Das Durcheinander an den Finanzmärkten hält an. Doch gibt es (noch) keine Anzeichen für eine nachhaltige Börsen-Baisse im vierten Quartal.

Geblieben sind in den ersten Novembertagen die furchterregenden geopolitischen und wirtschaftspolitischen Nachrichten. Geblieben ist dennoch die Bereitschaft institutioneller Investoren, ihre Anlagen zu streuen. Kapital ist nach wie vor reichlich vorhanden. Neben den Aktien wächst das Interesse an Rohstoffen wie Silber, Kupfer und vor allem an Seltenen Erden. Parallel wird privaten Anlegern das wachsende Angebot an Edelmetallmünzen nahegelegt.

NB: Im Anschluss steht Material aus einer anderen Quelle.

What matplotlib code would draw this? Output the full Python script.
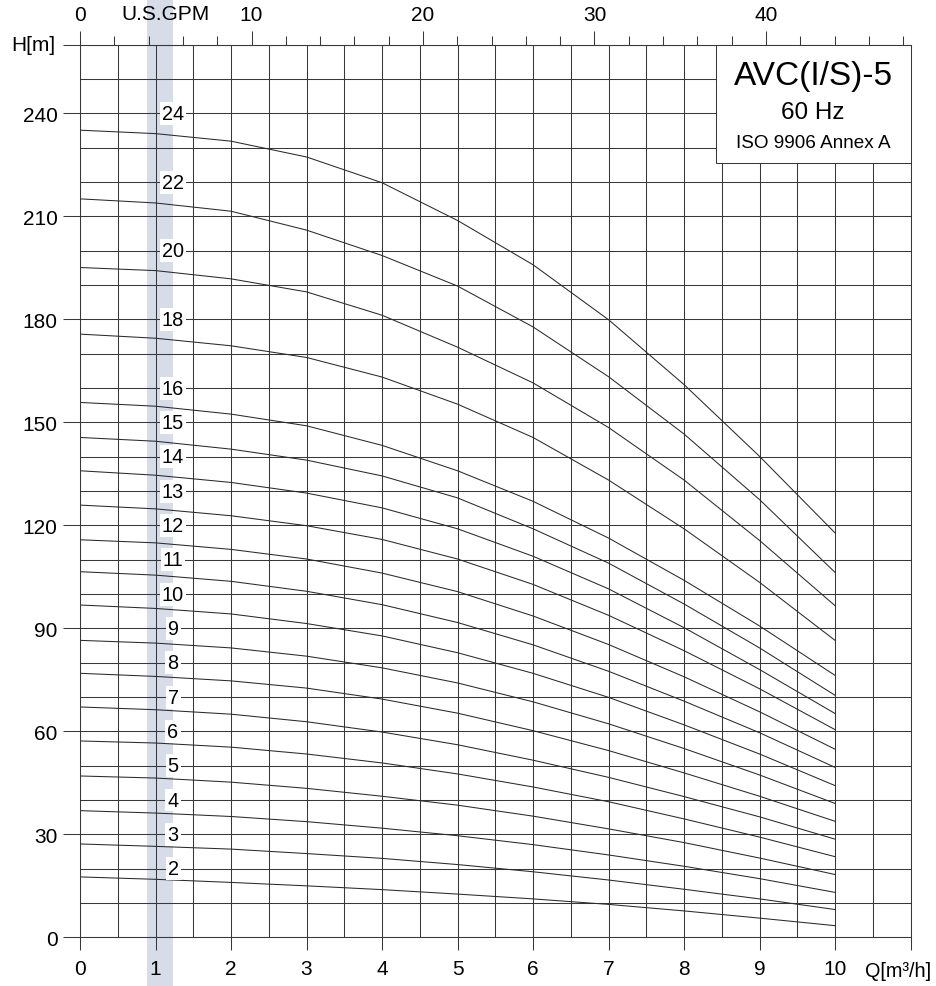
import matplotlib
matplotlib.use("Agg")
import matplotlib.pyplot as plt
from matplotlib.ticker import MultipleLocator, FixedLocator
from matplotlib.patches import Rectangle

plt.rcParams["font.family"] = ["Liberation Sans", "DejaVu Sans"]

# flow points (m3/h) where the curves were read
flow = [0, 1, 2, 3, 4, 5, 6, 7, 8, 9, 10]

# head (m) per number of stages
head_2 = [17.6, 16.9, 16.0, 15.0, 13.9, 12.6, 11.2, 9.6, 7.7, 5.6, 3.4]
head_3 = [27.2, 26.5, 25.7, 24.4, 23.0, 21.2, 19.1, 16.7, 14.0, 11.2, 8.1]
head_4 = [36.9, 36.2, 35.2, 33.7, 31.8, 29.6, 27.0, 24.0, 20.7, 17.1, 13.1]
head_5 = [47.0, 46.4, 45.2, 43.4, 41.1, 38.5, 35.3, 31.6, 27.6, 23.1, 18.3]
head_6 = [57.2, 56.6, 55.4, 53.4, 50.8, 47.6, 43.8, 39.5, 34.5, 29.2, 23.5]
head_7 = [67.1, 66.3, 65.0, 62.8, 59.8, 56.1, 51.6, 46.6, 41.0, 35.1, 28.6]
head_8 = [76.9, 76.0, 74.7, 72.6, 69.4, 65.3, 60.2, 54.4, 47.9, 41.1, 33.8]
head_9 = [86.5, 85.7, 84.3, 81.9, 78.5, 74.1, 68.6, 62.2, 55.0, 47.3, 39.0]
head_10 = [96.8, 95.8, 94.2, 91.4, 87.8, 82.9, 76.9, 69.9, 61.9, 53.4, 44.2]
head_11 = [106.5, 105.5, 103.7, 100.8, 96.9, 91.7, 85.2, 77.5, 68.8, 59.6, 49.5]
head_12 = [115.8, 114.9, 113.0, 110.2, 106.1, 100.7, 93.6, 85.3, 75.9, 65.7, 54.8]
head_13 = [125.9, 124.8, 122.8, 119.9, 115.9, 110.2, 102.8, 93.8, 83.5, 72.4, 60.5]
head_14 = [135.9, 134.6, 132.5, 129.4, 125.1, 119.0, 111.0, 101.5, 90.2, 78.0, 65.2]
head_15 = [145.6, 144.5, 142.2, 139.0, 134.4, 128.0, 119.0, 109.0, 97.1, 84.3, 70.5]
head_16 = [155.8, 154.7, 152.4, 149.0, 143.3, 135.9, 127.0, 116.3, 104.0, 90.7, 76.3]
head_18 = [175.7, 174.5, 172.3, 168.9, 163.2, 155.3, 145.6, 133.2, 119.0, 103.4, 86.5]
head_20 = [195.1, 194.2, 191.8, 188.0, 181.2, 171.9, 161.5, 148.5, 133.2, 115.6, 96.6]
head_22 = [215.1, 213.9, 211.5, 206.0, 198.6, 189.7, 177.8, 163.3, 146.6, 127.5, 106.3]
head_24 = [235.1, 234.1, 231.9, 227.3, 219.8, 208.8, 195.9, 179.9, 161.0, 140.1, 117.8]

curves = {2: head_2, 3: head_3, 4: head_4, 5: head_5, 6: head_6, 7: head_7,
          8: head_8, 9: head_9, 10: head_10, 11: head_11, 12: head_12,
          13: head_13, 14: head_14, 15: head_15, 16: head_16, 18: head_18,
          20: head_20, 22: head_22, 24: head_24}

x_ticks = [0, 1, 2, 3, 4, 5, 6, 7, 8, 9, 10, 11]
x_labels = ["0", "1", "2", "3", "4", "5", "6", "7", "8", "9", "10", ""]
y_ticks = [0, 30, 60, 90, 120, 150, 180, 210, 240, 260]
y_labels = ["0", "30", "60", "90", "120", "150", "180", "210", "240", ""]
gpm_ticks = [0, 10, 20, 30, 40]
GPM_PER_M3H = 4.4029

line_col = "#383838"
pale = "#d6dde9"

fig = plt.figure(figsize=(9.36, 9.87), dpi=100)
fig.patch.set_facecolor("white")
# pale watermark band behind the chart
fig.add_artist(Rectangle((147 / 936, 0), 26 / 936, 1, transform=fig.transFigure,
                         color=pale, zorder=-1, lw=0))

ax = fig.add_axes([0.0855, 0.0493, 0.8873, 0.9044])
ax.set_facecolor("none")
ax.set_xlim(0, 11)
ax.set_ylim(0, 260)

ax.xaxis.set_major_locator(FixedLocator(x_ticks))
ax.set_xticklabels(x_labels)
ax.xaxis.set_minor_locator(MultipleLocator(0.5))
ax.yaxis.set_major_locator(FixedLocator(y_ticks))
ax.set_yticklabels(y_labels)
ax.yaxis.set_minor_locator(MultipleLocator(10))
ax.grid(which="both", color=line_col, lw=0.75)
ax.set_axisbelow(True)
ax.tick_params(which="major", axis="x", length=9.4, width=0.75, color=line_col,
               labelsize=15, pad=6)
ax.tick_params(which="major", axis="y", length=12.2, width=0.75, color=line_col,
               labelsize=15, pad=4)
ax.tick_params(which="minor", length=0)
for s in ax.spines.values():
    s.set_color(line_col)
    s.set_linewidth(0.75)

# top axis in US GPM
sec = ax.secondary_xaxis("top", functions=(lambda q: q * GPM_PER_M3H,
                                           lambda g: g / GPM_PER_M3H))
sec.xaxis.set_major_locator(FixedLocator(gpm_ticks))
sec.xaxis.set_minor_locator(MultipleLocator(2))
sec.tick_params(which="major", length=10, width=0.75, color=line_col,
                labelsize=15, pad=5)
sec.tick_params(which="minor", length=6.5, width=0.75, color=line_col)
sec.spines["top"].set_color(line_col)
sec.spines["top"].set_linewidth(0.75)

# pump curves with stage numbers
for n, h in curves.items():
    ax.plot(flow, h, color="#2a2a2a", lw=0.75, zorder=2)
    ax.text(1.232, n * 10, str(n), ha="center", va="center", fontsize=14.3,
            zorder=3, bbox=dict(boxstyle="square,pad=0.1", fc="white", ec="none"))

# axis captions
ax.text(-0.33, 260, "H[m]", ha="right", va="center", fontsize=15)
ax.text(5 / GPM_PER_M3H, 1.0344, "U.S.GPM", ha="center", va="center",
        fontsize=15, transform=ax.get_xaxis_transform())
ax.text(10.40, -0.0366, "Q[m³/h]", ha="left", va="center", fontsize=14.3,
        transform=ax.get_xaxis_transform(), clip_on=False)

# title box
ax.add_patch(Rectangle((8.42, 225.5), 2.58, 34.5, fc="white", ec=line_col,
                       lw=0.75, zorder=4))
ax.text(9.71, 251.0, "AVC(I/S)-5", ha="center", va="center", fontsize=24, zorder=5)
ax.text(9.71, 240.4, "60 Hz", ha="center", va="center", fontsize=17.5, zorder=5)
ax.text(9.71, 231.6, "ISO 9906 Annex A", ha="center", va="center",
        fontsize=13.6, zorder=5)

fig.savefig("out.png", dpi=100)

Europa läuft inzwischen besser als erwartet

Die Aktienmärkte bleiben aber im Fokus. Typisch ist die jüngste Marktbilanz der österreichischen Erste Group. Sie stellt wie andere Strategen die besser als erwarteten Nachrichten aus der Wirtschaft heraus: „Berichtssaison in Europa überrascht positiv.“ Der globale Aktienmarktindex fiel in der letzten Woche in Euro um -1,1 %. Daraus resultiert ein Zuwachs seit Jahresbeginn von +4,6 %. Der S&P 500 fiel im Wochenvergleich in Euro um -1,3 %, der Stoxx 600 um -1,2 %. Der Nikkei 225 tendierte seitwärts (+0,1 %) und der globale Emerging Market Index um -1,1 %.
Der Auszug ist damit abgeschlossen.